There are some important tips that grandparents can remember during a divorce. The first is this: Try not to take sides. Although it is a natural thing to do, remaining neutral and not finding fault with one party or the other could ensure the grandparents a healthy continuing relationship with the grandchildren.
Here’s another thing to strongly consider: Try not to offer advice to either party. That is best left to an experienced attorney. If grandparents do offer advice, and it backfires, they might easily be blamed for it. Of course, lending a supporting ear is never objectionable, but adult children should be responsible for their own decisions. One clear exception to this is in the case of domestic violence or child abuse, when grandparents need to speak up quickly to help protect the victims.

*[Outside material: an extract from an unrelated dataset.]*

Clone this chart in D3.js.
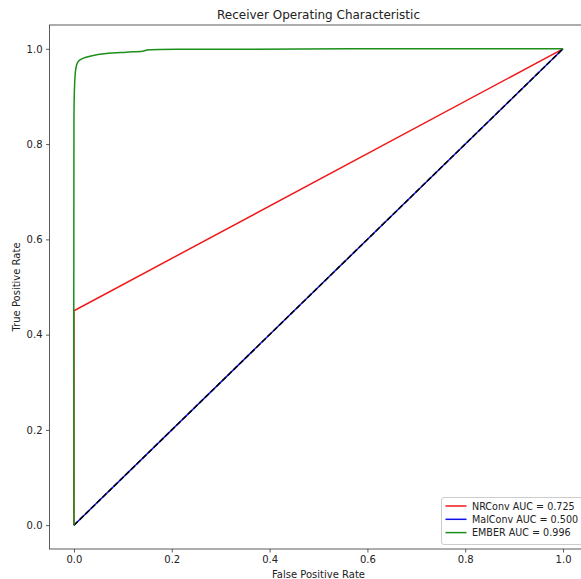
<!DOCTYPE html>
<html>
<head>
<meta charset="utf-8">
<script src="https://cdn.jsdelivr.net/npm/d3@7"></script>
<style>
  body { margin: 0; background: #fff; }
  text { font-family: "DejaVu Sans", sans-serif; fill: #222; }
</style>
</head>
<body>
<svg id="roc" width="581" height="579"></svg>
<script>
// ROC curve data
const nrconvFpr = [0, 0, 1];
const nrconvTpr = [0, 0.45, 1];

const malconvFpr = [0, 1];
const malconvTpr = [0, 1];

const emberFpr = [0, 0, 0.001, 0.003, 0.006, 0.01, 0.018, 0.035, 0.066, 0.107, 0.14, 0.154, 0.3, 0.6, 1];
const emberTpr = [0, 0.85, 0.915, 0.952, 0.968, 0.975, 0.980, 0.985, 0.990, 0.993, 0.995, 0.998, 0.999, 1.0, 1.0];

const seriesNames = ["NRConv AUC = 0.725", "MalConv AUC = 0.500", "EMBER AUC = 0.996"];
const seriesColors = ["#f01818", "#1010e8", "#1a8f1a"];

const tickValues = [0, 0.2, 0.4, 0.6, 0.8, 1.0];

// ************************************
// Layout
// ************************************
const svg = d3.select("#roc");

const plotLeft = 49.5, plotRight = 587.5, plotTop = 25, plotBottom = 549;

const x = d3.scaleLinear().domain([-0.05, 1.05]).range([plotLeft, plotRight]);
const y = d3.scaleLinear().domain([-0.05, 1.05]).range([plotBottom, plotTop]);

svg.append("defs").append("clipPath").attr("id", "plotClip")
  .append("rect")
    .attr("x", plotLeft).attr("y", plotTop)
    .attr("width", plotRight - plotLeft).attr("height", plotBottom - plotTop);

// Axes
const xAxis = svg.append("g")
    .attr("class", "x axis")
    .attr("transform", `translate(0,${plotBottom})`)
    .call(d3.axisBottom(x).tickValues(tickValues).tickFormat(d3.format(".1f")).tickSize(3.5).tickPadding(3.5));

const yAxis = svg.append("g")
    .attr("class", "y axis")
    .attr("transform", `translate(${plotLeft},0)`)
    .call(d3.axisLeft(y).tickValues(tickValues).tickFormat(d3.format(".1f")).tickSize(3.5).tickPadding(3.5));

svg.selectAll(".axis .domain").remove();
svg.selectAll(".axis line").attr("stroke", "#333").attr("stroke-width", 0.8);
svg.selectAll(".axis text").style("font-size", "10px").style("fill", "#222");

// Spines
svg.append("rect")
    .attr("x", plotLeft).attr("y", plotTop)
    .attr("width", plotRight - plotLeft).attr("height", plotBottom - plotTop)
    .attr("fill", "none")
    .attr("stroke", "#333")
    .attr("stroke-width", 0.8);

// ************************************
// Curves
// ************************************
const plot = svg.append("g").attr("clip-path", "url(#plotClip)");

const line = d3.line()
    .x(d => x(d[0]))
    .y(d => y(d[1]));

const smooth = d3.line()
    .x(d => x(d[0]))
    .y(d => y(d[1]))
    .curve(d3.curveCatmullRom.alpha(0.5));

const zip = (a, b) => a.map((v, i) => [v, b[i]]);

plot.append("path")
    .datum(zip(nrconvFpr, nrconvTpr))
    .attr("fill", "none").attr("stroke", seriesColors[0]).attr("stroke-width", 1.5)
    .attr("d", line);

plot.append("path")
    .datum(zip(malconvFpr, malconvTpr))
    .attr("fill", "none").attr("stroke", seriesColors[1]).attr("stroke-width", 1.5)
    .attr("d", line);

// chance diagonal 'k--'
plot.append("path")
    .datum(zip(malconvFpr, malconvTpr))
    .attr("fill", "none").attr("stroke", "#000").attr("stroke-width", 1.5)
    .attr("stroke-dasharray", "5.55,2.4")
    .attr("d", line);

plot.append("path")
    .datum(zip(emberFpr, emberTpr))
    .attr("fill", "none").attr("stroke", seriesColors[2]).attr("stroke-width", 1.5)
    .attr("d", smooth);

// ************************************
// Labels
// ************************************
svg.append("text")
    .attr("x", (plotLeft + plotRight) / 2).attr("y", 19)
    .attr("text-anchor", "middle")
    .style("font-size", "12px")
    .text("Receiver Operating Characteristic");

svg.append("text")
    .attr("x", (plotLeft + plotRight) / 2).attr("y", 578)
    .attr("text-anchor", "middle")
    .style("font-size", "10px")
    .text("False Positive Rate");

svg.append("text")
    .attr("transform", `translate(20,${(plotTop + plotBottom) / 2}) rotate(-90)`)
    .attr("text-anchor", "middle")
    .style("font-size", "10px")
    .text("True Positive Rate");

// ************************************
// Legend
// ************************************
const legend = svg.append("g").attr("transform", "translate(441.5,497.5)");

legend.append("rect")
    .attr("width", 141).attr("height", 47)
    .attr("rx", 2.5)
    .attr("fill", "#fff").attr("fill-opacity", 0.8)
    .attr("stroke", "#ccc").attr("stroke-width", 1);

seriesNames.forEach((name, i) => {
  const row = legend.append("g").attr("transform", `translate(0,${8.5 + i * 13.3})`);
  row.append("line")
      .attr("x1", 4).attr("x2", 25)
      .attr("stroke", seriesColors[i]).attr("stroke-width", 1.5);
  row.append("text")
      .attr("x", 30.5).attr("y", 3.5)
      .style("font-size", "9.6px")
      .text(name);
});
</script>
</body>
</html>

Grandparents should seek to stay in contact as much as possible with their grandchildren, regardless of who has custody, reassuring each parent of neutrality and not discussing the divorce in any biased manner with the children. Effective grandparenting encompasses providing a safe place to harbor and the security that kids need during this change in their lives.
Typically, divorce comes with some stresses for all involved parties. With a growing number of marriages ending in divorce nationwide, including in Florida, children in any given family may be going through one. If that is the case, grandparents need to influence the grandchildren with tact, encouragement, love and good judgment. Doing so will ensure a better and lasting relationship.